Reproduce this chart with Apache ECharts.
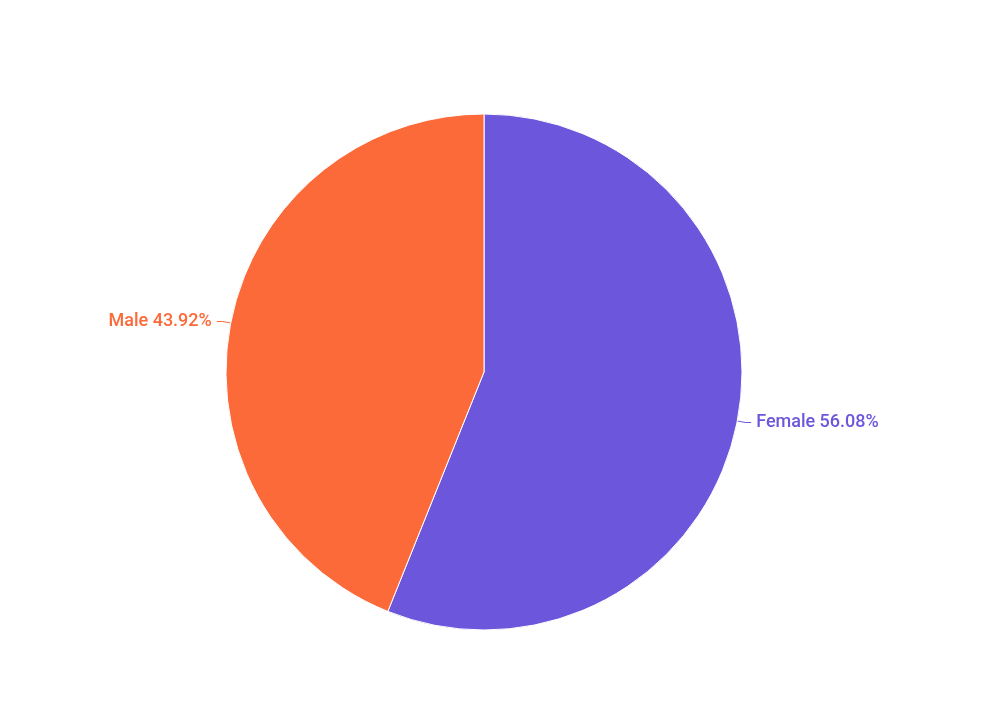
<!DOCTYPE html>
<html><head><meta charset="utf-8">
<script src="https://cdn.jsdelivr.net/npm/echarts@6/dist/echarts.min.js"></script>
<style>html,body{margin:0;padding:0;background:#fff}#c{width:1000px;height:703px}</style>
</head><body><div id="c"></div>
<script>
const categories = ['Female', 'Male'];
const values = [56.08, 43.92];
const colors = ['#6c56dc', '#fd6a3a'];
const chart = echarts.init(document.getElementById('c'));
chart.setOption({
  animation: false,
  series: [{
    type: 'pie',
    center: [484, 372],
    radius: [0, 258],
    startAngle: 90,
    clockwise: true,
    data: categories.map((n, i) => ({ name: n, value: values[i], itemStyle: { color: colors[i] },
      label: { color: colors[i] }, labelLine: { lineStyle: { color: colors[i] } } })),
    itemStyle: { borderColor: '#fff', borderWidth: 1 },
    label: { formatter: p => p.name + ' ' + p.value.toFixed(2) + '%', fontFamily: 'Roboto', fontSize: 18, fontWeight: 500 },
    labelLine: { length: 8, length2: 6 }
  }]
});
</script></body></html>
○ ○ ○ ○ ○
# To do
Restate the whole of the material word for word without the pictures.

# Output below
Reproduce this chart with Apache ECharts.
<!DOCTYPE html>
<html><head><meta charset="utf-8">
<script src="https://cdn.jsdelivr.net/npm/echarts@6/dist/echarts.min.js"></script>
<style>html,body{margin:0;padding:0;background:#fff}#c{width:1000px;height:703px}</style>
</head><body><div id="c"></div>
<script>
const categories = ['Female', 'Male'];
const values = [56.08, 43.92];
const colors = ['#6c56dc', '#fd6a3a'];
const chart = echarts.init(document.getElementById('c'));
chart.setOption({
  animation: false,
  series: [{
    type: 'pie',
    center: [484, 372],
    radius: [0, 258],
    startAngle: 90,
    clockwise: true,
    data: categories.map((n, i) => ({ name: n, value: values[i], itemStyle: { color: colors[i] },
      label: { color: colors[i] }, labelLine: { lineStyle: { color: colors[i] } } })),
    itemStyle: { borderColor: '#fff', borderWidth: 1 },
    label: { formatter: p => p.name + ' ' + p.value.toFixed(2) + '%', fontFamily: 'Roboto', fontSize: 18, fontWeight: 500 },
    labelLine: { length: 8, length2: 6 }
  }]
});
</script></body></html>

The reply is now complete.